De ahí la importancia de estos talleres a la inversa, en la que los futuros profesores preguntan a los que han vivido los estudios desde los obstáculos añadidos a su discapacidad. Permiten empatizar y conocer las dificultades.Beatriz, desde su silla de ruedas, cuenta que en un cole en el que estudió no había ascensor, así que tenía que subir 90 escaleras. Puede andar, pero con dificultad. Y eso supone un esfuerzo añadido. O más concretamente, noventa esfuerzos añadidos. «¿Qué haríais vosotras?», interpela Rafa de la Puente a las futuras docentes que escuchan su relato. Una tercia con valentía: «La cogemos entre todos y la subimos». Aunque la solución más sencilla la aporta su compañera: «Que su clase esté en la planta baja». «Sentido común», apostilla De la Puente, por cuyo despacho pasan los más de doscientos universitarios con algún tipo de discapacidad.

Antonin, francés, erasmus y con Asperger, le preguntó en ese despacho si no organizaban charlas con los estudiantes para poder explicar su situación, que no es, desde luego, la que se describe en la comedia Big Bang Theory, sino tan compleja como lo es cada caso que se encuadra dentro o en la frontera del trastorno del espectro autista. «Necesito un 33% más de tiempo para hacer los exámenes», dice. Participa en los viajes que se organizan. «Son momentos formidables pero no me ayudan para hacer amigos», cuenta. Hay dos voluntarios listos para echarle una mano, aunque todavía no ha contactado con ellos, y ve a una psicóloga.

Cada caso es individual, único, específico, cuajado de sus propias peculiaridades, explica Rafa de la Puente.

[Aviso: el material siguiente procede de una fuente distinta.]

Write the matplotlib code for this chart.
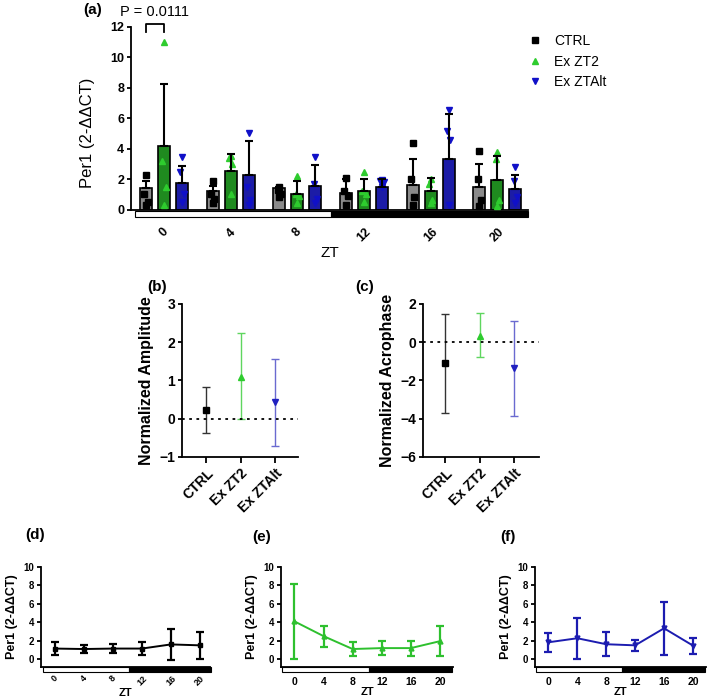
import numpy as np
import matplotlib
matplotlib.use("Agg")
import matplotlib.pyplot as plt
from matplotlib.patches import Rectangle

plt.rcParams['font.family'] = ['Liberation Sans', 'DejaVu Sans']

# ---------------- data ----------------
zt = [0, 4, 8, 12, 16, 20]
groups = ['CTRL', 'Ex ZT2', 'Ex ZTAlt']

# panel (a) bar means / SD
ctrl_mean = [1.4, 1.2, 1.4, 1.1, 1.6, 1.5]
ctrl_sd = [0.45, 0.35, 0.1, 0.9, 1.7, 1.5]
zt2_mean = [4.2, 2.5, 1.05, 1.2, 1.2, 1.95]
zt2_sd = [4.05, 1.15, 0.8, 0.8, 0.85, 1.6]
alt_mean = [1.75, 2.25, 1.55, 1.45, 3.35, 1.35]
alt_sd = [1.1, 2.25, 1.35, 0.55, 2.9, 0.9]

# panel (a) individual points
ctrl_pts = [[2.25, 1.0, 0.5, 0.3], [1.85, 1.0, 0.7, 0.4], [1.45, 1.3, 1.0, 0.8],
            [2.05, 1.2, 0.9, 0.3], [4.35, 2.0, 0.8, 0.3], [3.85, 2.0, 0.6, 0.2]]
zt2_pts = [[11.0, 3.2, 1.5, 0.3], [3.5, 3.4, 3.0, 1.0], [2.2, 1.0, 0.9, 0.4],
           [2.45, 1.2, 1.0, 0.5], [2.0, 1.7, 0.6, 0.4], [3.8, 3.3, 0.6, 0.2]]
alt_pts = [[3.45, 2.45, 1.0, 0.5], [5.0, 1.5, 0.6, 0.3], [3.45, 1.7, 0.7, 0.4],
           [1.95, 1.85, 1.8, 1.5], [6.55, 5.15, 4.6, 0.3], [2.8, 1.85, 0.8, 0.4]]

# panel (b) amplitude, (c) acrophase: value, lower, upper
amp_val = [0.22, 1.1, 0.43]
amp_lo = [-0.38, 0.0, -0.72]
amp_hi = [0.83, 2.25, 1.57]
acro_val = [-1.1, 0.35, -1.35]
acro_lo = [-3.7, -0.75, -3.85]
acro_hi = [1.5, 1.52, 1.1]

# panels (d)-(f) line means / SD
d_mean = [1.15, 1.1, 1.15, 1.15, 1.6, 1.5]
d_sd = [0.72, 0.45, 0.45, 0.72, 1.7, 1.47]
e_mean = [4.1, 2.5, 1.1, 1.2, 1.2, 1.95]
e_sd = [4.05, 1.15, 0.72, 0.78, 0.82, 1.6]
f_mean = [1.83, 2.27, 1.62, 1.5, 3.35, 1.47]
f_sd = [1.05, 2.23, 1.3, 0.58, 2.88, 0.86]

# ---------------- styles ----------------
bar_fill = ['#8a8a8a', '#1f8a1f', '#1c1ca6']
pt_col = ['black', '#2ecc2e', '#1010c8']
markers = ['s', '^', 'v']
ci_col = ['#333333', '#5fd65f', '#6a6ad0']
line_col = ['black', '#2ec02e', '#1c1cb0']

W, H = 709, 700
fig = plt.figure(figsize=(W / 100, H / 100), dpi=100)


def px_axes(x0, x1, ytop, ybot):
    return fig.add_axes([x0 / W, 1 - ybot / H, (x1 - x0) / W, (ybot - ytop) / H])


def style(ax, fs):
    ax.spines['top'].set_visible(False)
    ax.spines['right'].set_visible(False)
    for s in ['left', 'bottom']:
        ax.spines[s].set_linewidth(1.3)
    ax.tick_params(axis='y', width=1.3, length=3, labelsize=fs, pad=2)
    for lab in ax.get_yticklabels() + ax.get_xticklabels():
        lab.set_fontweight('bold')


def light_dark(ax, x0, xmid, x1, y0, y1):
    ax.add_patch(Rectangle((x0, y0), xmid - x0, y1 - y0, facecolor='white',
                           edgecolor='black', lw=0.8, clip_on=False))
    ax.add_patch(Rectangle((xmid, y0), x1 - xmid, y1 - y0, facecolor='black',
                           edgecolor='black', lw=0.8, clip_on=False))


# ---------------- panel (a) ----------------
ax = px_axes(131, 528, 27, 209.5)
means = [ctrl_mean, zt2_mean, alt_mean]
sds = [ctrl_sd, zt2_sd, alt_sd]
pts = [ctrl_pts, zt2_pts, alt_pts]
x = np.arange(len(zt))
off = 0.27
jit = [0, -0.05, 0.05, 0]
for k in range(3):
    xs = x + (k - 1) * off
    ax.bar(xs, means[k], width=0.18, color=bar_fill[k], edgecolor='black', lw=1.2, zorder=2)
    for i in range(len(zt)):
        for j, v in enumerate(pts[k][i]):
            ax.plot(xs[i] + jit[j] * 0.5, v, marker=markers[k], color=pt_col[k],
                    ms=5, ls='none', zorder=3, clip_on=False)
    ax.errorbar(xs, means[k], yerr=[np.zeros(len(zt)), sds[k]], fmt='none',
                ecolor='black', elinewidth=1.5, capsize=3, capthick=1.5, zorder=4)
    ax.plot([], [], marker=markers[k], color=pt_col[k], ls='none', ms=5, label=groups[k])

ax.set_xlim(-0.495, 5.46)
ax.set_ylim(0, 12)
ax.set_yticks(range(0, 13, 2))
ax.set_xticks(x)
ax.set_xticklabels([str(z) for z in zt], rotation=45, ha='center', fontsize=9)
ax.tick_params(axis='x', length=0, pad=12)
ax.set_ylabel('Per1 (2-ΔΔCT)', fontsize=12)
ax.yaxis.set_label_coords(-0.09, 0.42)
ax.set_xlabel('ZT', fontsize=11, labelpad=1)
style(ax, 9)
light_dark(ax, -0.435, 2.5, 5.46, -0.5, -0.1)
# significance bracket
ax.plot([-off, -off, 0, 0], [11.65, 12.2, 12.2, 11.65], color='black', lw=1.3, clip_on=False)
fig.text(155 / W, 1 - 12 / H, 'P = 0.0111', fontsize=10.5, ha='center', va='center')
ax.legend(loc='upper left', bbox_to_anchor=(1.0, 0.96), frameon=False, fontsize=10,
          handlelength=1.0, handletextpad=0.9, labelspacing=0.45, borderpad=0,
          borderaxespad=0)
fig.text(93 / W, 1 - 10 / H, '(a)', fontsize=11, fontweight='bold', ha='center', va='center')

# ---------------- panels (b), (c) ----------------
def ci_panel(ax, val, lo, hi, ylim, yticks, ylabel, xl):
    cx = np.arange(3)
    for k in range(3):
        ax.errorbar(cx[k], val[k], yerr=[[val[k] - lo[k]], [hi[k] - val[k]]], fmt='none',
                    ecolor=ci_col[k], elinewidth=1.0, capsize=3, capthick=1.0)
        ax.plot(cx[k], val[k], marker=markers[k], color=pt_col[k] if k != 2 else '#2020c0',
                ms=5, ls='none')
    ax.axhline(0, color='black', ls=(0, (1.5, 2.5)), lw=1.3)
    ax.set_xlim(*xl)
    ax.set_ylim(*ylim)
    ax.set_yticks(yticks)
    ax.set_xticks(cx)
    ax.set_xticklabels(groups, rotation=45, ha='right', rotation_mode='anchor', fontsize=10)
    ax.tick_params(axis='x', width=1.3, length=4, pad=3)
    ax.set_ylabel(ylabel, fontsize=11.5, fontweight='bold')
    style(ax, 10)


ax = px_axes(182, 298, 304, 457)
ci_panel(ax, amp_val, amp_lo, amp_hi, (-1, 3), [-1, 0, 1, 2, 3], 'Normalized Amplitude', (-0.7, 2.67))
fig.text(157 / W, 1 - 287 / H, '(b)', fontsize=11, fontweight='bold', ha='center', va='center')

ax = px_axes(423, 539, 304, 457)
ci_panel(ax, acro_val, acro_lo, acro_hi, (-6, 2), [-6, -4, -2, 0, 2], 'Normalized Acrophase', (-0.64, 2.72))
fig.text(365 / W, 1 - 287 / H, '(c)', fontsize=11, fontweight='bold', ha='center', va='center')

# ---------------- panels (d), (e), (f) ----------------
def line_panel(ax, mean, sd, k, rot):
    ax.errorbar(zt, mean, yerr=sd, color=line_col[k], lw=1.4, elinewidth=1.6,
                capsize=3, capthick=1.6, marker=markers[k], ms=3.5)
    ax.set_xlim(-1.85, 21.8)
    ax.set_ylim(-0.85, 10)
    ax.set_yticks(range(0, 11, 2))
    ax.set_xticks(zt)
    if rot:
        ax.set_xticklabels([str(z) for z in zt], rotation=45, ha='center', fontsize=6.5)
        ax.tick_params(axis='x', length=0, pad=5)
    else:
        ax.set_xticklabels([str(z) for z in zt], fontsize=7.5)
        ax.tick_params(axis='x', length=0, pad=7)
    ax.set_ylabel('Per1 (2-ΔΔCT)', fontsize=9, fontweight='bold', labelpad=4)
    ax.set_xlabel('ZT', fontsize=8, fontweight='bold', labelpad=0)
    style(ax, 7)
    light_dark(ax, -1.7, 10.2, 21.6, -1.4, -0.87)


ax = px_axes(41, 210, 567, 667)
line_panel(ax, d_mean, d_sd, 0, True)
ax.set_xlim(-1.93, 21.4)
fig.text(35 / W, 1 - 535 / H, '(d)', fontsize=11, fontweight='bold', ha='center', va='center')

ax = px_axes(281, 453, 567, 667)
line_panel(ax, e_mean, e_sd, 1, False)
fig.text(262 / W, 1 - 537 / H, '(e)', fontsize=11, fontweight='bold', ha='center', va='center')

ax = px_axes(535, 706, 567, 667)
line_panel(ax, f_mean, f_sd, 2, False)
fig.text(508 / W, 1 - 537 / H, '(f)', fontsize=11, fontweight='bold', ha='center', va='center')

fig.savefig('out.png', dpi=100)
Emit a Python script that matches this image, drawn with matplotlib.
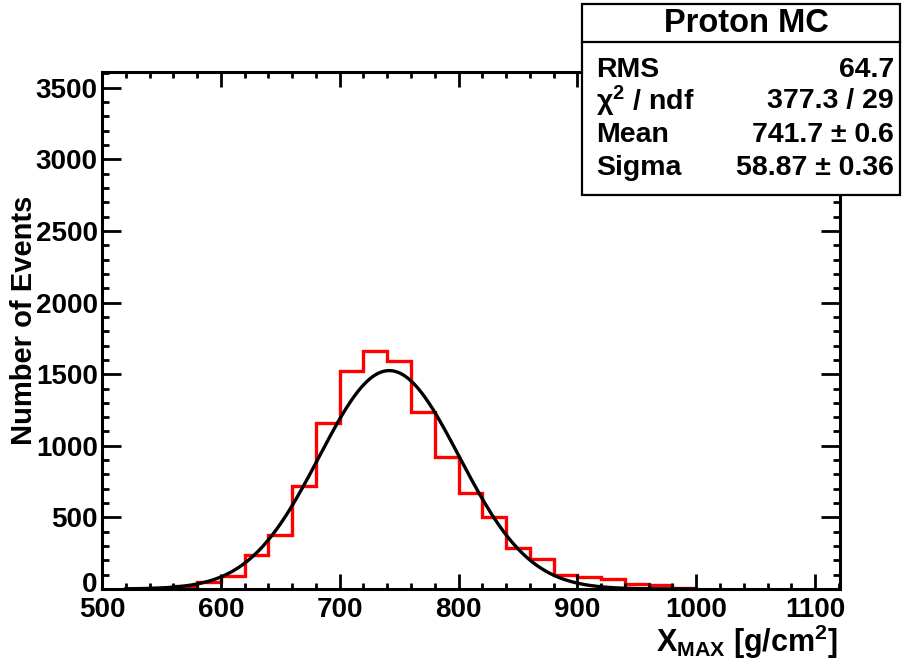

Por eso, desde Asuntos Sociales se envía un correo a los profesores que van a tener estos alumnos con necesidades especiales y se les explica qué medidas deben tomar para facilitarles su inclusión académica. La respuesta suele ser positiva.

«Dis-capacidad», silabea Irene, que deja claro que eso de «dis», como lo de «minus-valía» le saca de quicio. En plena charla con un grupito de alumnas de Educación, pide de pronto si pueden bajar un poco más la persiana, que apenas tiene unas rendijas abiertas. La luz le deslumbra.